Too many references at once. Five character references makes the model average them. You get a generic-looking person who matches none of them. One per role is the sweet spot.

Expecting the reference to handle pose changes. A reference image of someone sitting will bias every generation toward sitting. If you need varied poses, generate a few reference images in different poses or note pose explicitly in each prompt.

Forgetting to refresh references for major scene changes. If the script moves from "office" to "outdoors at night," update the environment reference. The character reference stays, the environment one changes.

When reference images are not enough

Even with perfect references, AI video has limits. Reference images cannot fix:

Multi-person interactions. Two characters talking to each other still cause one of them to drift unless you reference both and give the model a clear interaction prompt.
Long temporal sequences.

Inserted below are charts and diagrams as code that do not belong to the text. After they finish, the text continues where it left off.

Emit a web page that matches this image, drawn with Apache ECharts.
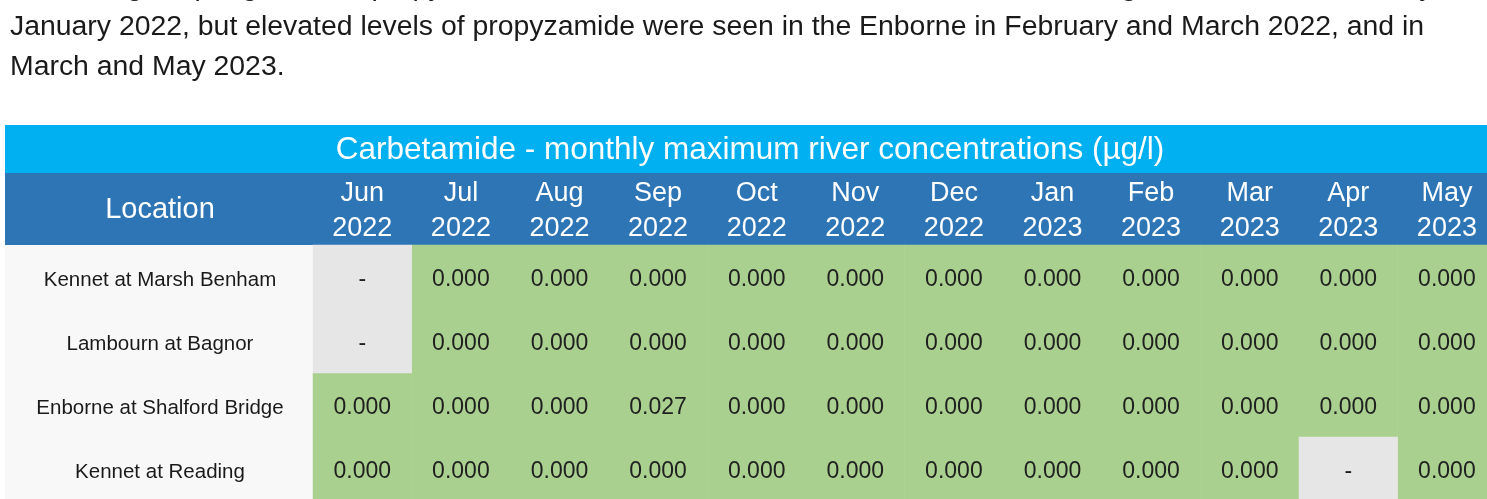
<!DOCTYPE html>
<html>
<head>
<meta charset="utf-8">
<script src="https://cdn.jsdelivr.net/npm/echarts@6/dist/echarts.min.js"></script>
<style>
  html, body { margin: 0; padding: 0; background: #fff; }
  #chart { width: 1487px; height: 499px; }
</style>
</head>
<body>
<div id="chart"></div>
<script>
const months = ['Jun\n2022', 'Jul\n2022', 'Aug\n2022', 'Sep\n2022', 'Oct\n2022', 'Nov\n2022',
  'Dec\n2022', 'Jan\n2023', 'Feb\n2023', 'Mar\n2023', 'Apr\n2023', 'May\n2023'];
const locations = ['Kennet at Marsh Benham', 'Lambourn at Bagnor', 'Enborne at Shalford Bridge', 'Kennet at Reading'];

// null = no sample ("-")
const kennetMarsh = [null, 0, 0, 0, 0, 0, 0, 0, 0, 0, 0, 0];
const lambourn = [null, 0, 0, 0, 0, 0, 0, 0, 0, 0, 0, 0];
const enborne = [0, 0, 0, 0.027, 0, 0, 0, 0, 0, 0, 0, 0];
const kennetReading = [0, 0, 0, 0, 0, 0, 0, 0, 0, 0, null, 0];
const rows = [kennetMarsh, lambourn, enborne, kennetReading];

const measured = [];
const missing = [];
rows.forEach((row, y) => {
  row.forEach((v, x) => {
    if (v === null) missing.push([x, y, 0]);
    else measured.push([x, y, v]);
  });
});

const gridLeft = 313;
const font = 'Liberation Sans';
const paraFont = '28.4px "Liberation Sans"';

const chart = echarts.init(document.getElementById('chart'));
const option = {
  animation: false,
  grid: { left: gridLeft, top: 245, width: 98.6 * months.length, height: 256, outerBoundsMode: 'none' },
  xAxis: {
    type: 'category',
    data: months,
    position: 'top',
    axisLine: { show: false },
    axisTick: { show: false },
    splitLine: { show: false },
    axisLabel: {
      color: '#fff',
      fontSize: 27,
      lineHeight: 35,
      margin: -1,
      interval: 0,
      fontFamily: font
    }
  },
  yAxis: {
    type: 'category',
    data: locations,
    inverse: true,
    axisLine: { show: false },
    axisTick: { show: false },
    splitLine: { show: false },
    axisLabel: {
      align: 'center',
      margin: gridLeft - 160,
      formatter: v => '{loc|' + v + '}',
      rich: {
        loc: { color: '#1a1a1a', fontSize: 20.5, fontFamily: font, padding: [6, 0, 0, 0] }
      }
    }
  },
  graphic: [
    { type: 'text', x: 10, y: -13, z: 10,
      style: { text: 'Monitoring in spring showed propyzamide in the Kennet and Lambourn rivers, with the highest river levels in early',
        fill: '#1a1a1a', font: paraFont, verticalAlign: 'middle' } },
    { type: 'text', x: 10, y: 27, z: 10,
      style: { text: 'January 2022, but elevated levels of propyzamide were seen in the Enborne in February and March 2022, and in',
        fill: '#1a1a1a', font: paraFont, verticalAlign: 'middle' } },
    { type: 'text', x: 10, y: 67, z: 10,
      style: { text: 'March and May 2023.', fill: '#1a1a1a', font: paraFont, verticalAlign: 'middle' } },
    { type: 'rect', shape: { x: 5, y: 125, width: 1490, height: 48 }, style: { fill: '#00b0f0' }, z: -1 },
    { type: 'rect', shape: { x: 5, y: 173, width: 1490, height: 72 }, style: { fill: '#2e75b6' }, z: -1 },
    { type: 'rect', shape: { x: 5, y: 245, width: gridLeft - 5, height: 260 }, style: { fill: '#f8f8f8' }, z: -1 },
    { type: 'text', x: 750, y: 150, z: 10,
      style: { text: 'Carbetamide - monthly maximum river concentrations (µg/l)', fill: '#fff',
        font: '31.5px "Liberation Sans"', align: 'center', verticalAlign: 'middle' } },
    { type: 'text', x: 160, y: 210, z: 10,
      style: { text: 'Location', fill: '#fff', font: '29px "Liberation Sans"', align: 'center', verticalAlign: 'middle' } }
  ],
  series: [
    {
      name: 'Measured',
      type: 'heatmap',
      data: measured,
      itemStyle: { color: '#a9d08e' },
      label: {
        show: true,
        color: '#1f1f1f',
        fontSize: 23,
        fontFamily: font,
        offset: [0, 3],
        formatter: p => p.value[2].toFixed(3)
      },
      emphasis: { disabled: true }
    },
    {
      name: 'No sample',
      type: 'heatmap',
      data: missing,
      itemStyle: { color: '#e6e6e6' },
      label: {
        show: true,
        color: '#1f1f1f',
        fontSize: 23,
        fontFamily: font,
        offset: [0, 3],
        formatter: () => '-'
      },
      emphasis: { disabled: true }
    }
  ]
};
chart.setOption(option);
</script>
</body>
</html>
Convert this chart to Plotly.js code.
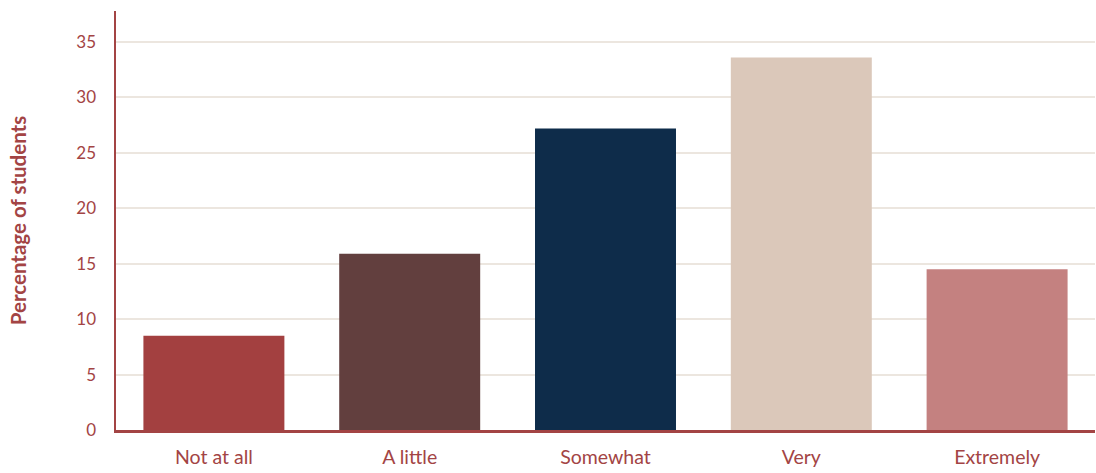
<!DOCTYPE html>
<html>
<head>
<meta charset="utf-8">
<script src="https://cdn.plot.ly/plotly-3.0.1.min.js"></script>
<style>
  html, body { margin: 0; padding: 0; background: #ffffff; }
  #chart { width: 1096px; height: 473px; }
</style>
</head>
<body>
<div id="chart"></div>
<script>
// Survey responses: share of students per answer
const categories = ["Not at all", "A little", "Somewhat", "Very", "Extremely"];
const percentages = [8.5, 15.9, 27.2, 33.6, 14.5];
const barColors = ["#a34040", "#623f3e", "#0e2c4a", "#dbc8ba", "#c48180"];
const yTicks = [0, 5, 10, 15, 20, 25, 30, 35];

const accent = "#a34444";
const fontFamily = "Lato, 'Open Sans', sans-serif";

const trace = {
  type: "bar",
  x: categories,
  y: percentages,
  marker: { color: barColors, line: { width: 0 } },
  hoverinfo: "x+y"
};

const layout = {
  width: 1096,
  height: 473,
  margin: { l: 116, r: 1, t: 11, b: 43 },
  paper_bgcolor: "#ffffff",
  plot_bgcolor: "#ffffff",
  bargap: 0.28,
  showlegend: false,
  font: { family: fontFamily, color: accent, size: 17 },
  xaxis: {
    type: "category",
    showgrid: false,
    showline: true,
    linecolor: accent,
    linewidth: 2.5,
    ticks: "",
    ticklabelstandoff: 8,
    tickfont: { family: fontFamily, size: 19.5, color: accent },
    layer: "below traces",
    zeroline: false
  },
  yaxis: {
    range: [0, 37.8],
    tickvals: yTicks,
    ticktext: yTicks.map(String),
    showgrid: true,
    gridcolor: "#ece6df",
    gridwidth: 2,
    showline: true,
    linecolor: accent,
    linewidth: 2.5,
    zeroline: false,
    ticks: "",
    ticklabelstandoff: 14,
    tickfont: { family: fontFamily, size: 17, color: accent },
    layer: "below traces",
    title: {
      text: "<b>Percentage of students</b>",
      font: { family: fontFamily, size: 20.5, color: accent },
      standoff: 44
    }
  }
};

Plotly.newPlot("chart", [trace], layout, { displayModeBar: false, staticPlot: true });
</script>
</body>
</html>
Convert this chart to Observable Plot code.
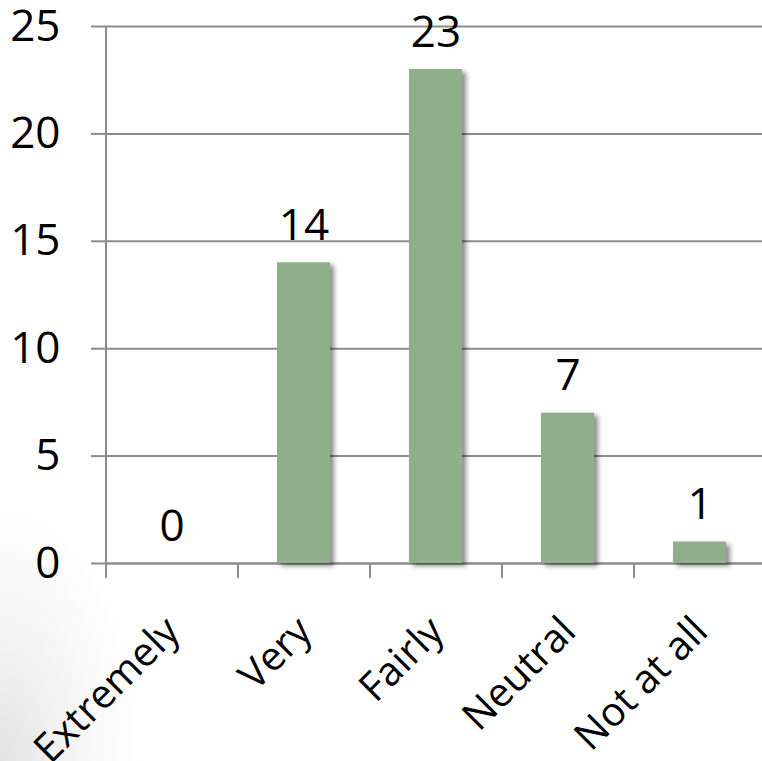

A 30-second continuous shot of one person doing one thing is still hard. Break it into multiple shots, each with the same reference.
Specific micro-expressions. A reference can lock the face. It cannot reliably hit "subtle smirk in the third clip when the punchline lands."

For these, hybrid editing (AI for visuals, real footage for the moments that need precision) is still the right move.

TL;DR

Character drift happens because text-to-video models generate each clip independently with no memory.
Reference images give the model a visual anchor and dramatically reduce drift.
A good character reference is front-facing, well-lit, high-resolution, and shows the full features you want to lock.
Use separate references for character, environment, and style. Don't pile them all into one prompt.
In May 2026, Compledio, Runway, and Veo handle the most reference types. Most other tools support character only.
Reference images solve consistency. They don't solve every AI video limitation. Hybrid editing still has its place.

The line between "AI slop" and "professionally produced" is mostly visual coherence across shots. Reference images are how you get that coherence without filming a thing.